So. The Dome. To his literal readers, the Dome which King created could be likened to an invisible shield covering Chester’s Mill which when rapped with one’s fingers resonates with the same sound one would hear when rapping on an upside down Pyrex bowl.
Or, it could be a symbol for anything which traps a community, a people, a nation. It could be, for example, a dictatorship. Poverty. Prejudice. Sin. (I realize I’m taking it to an esoteric level here, but listen; I could never be content with an interpretation of the Dome as some bowl from my kitchen. Besides, I don’t even own anything made of Pyrex.)
The people under the Dome are trapped. They are caught with limited resources, an evil selectman who longs for power, and their own base tendencies. For some, this means resorting to suicide. Others will turn to violence. Only a few emerge as true leaders who are capable of thinking of others, finding a solution, exercising extreme courage and brilliance in solving the problem.

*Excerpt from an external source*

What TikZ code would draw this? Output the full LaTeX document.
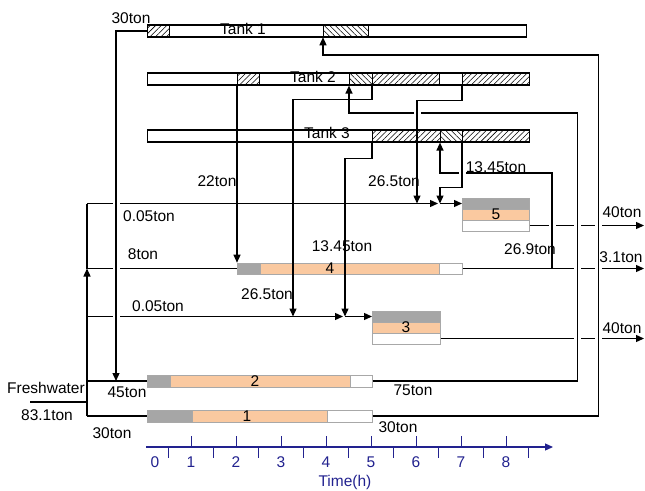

When I was a little girl, I remember lying in bed at night and thinking, “What if…? What if our world is not the only world? What if I am only one small child in some small corner of an endless array of planets? What if I’m not nearly as important, if no one I know is really as important, as we all suppose we are? And, what if we are at the mercy of an even greater world which spins much more powerfully than our own?” I can’t explain how helpless, how insignificant, I felt when I mentally meandered down that path. But, it’s a place that King takes us, and in so doing causes us to consider the power of kindness. Not doing wrong to one another. Or, at the very least, taking pity.
At the end of the day? I’m glad I read this book. If you’re a fan of Stephen King, you’ll probably love this book.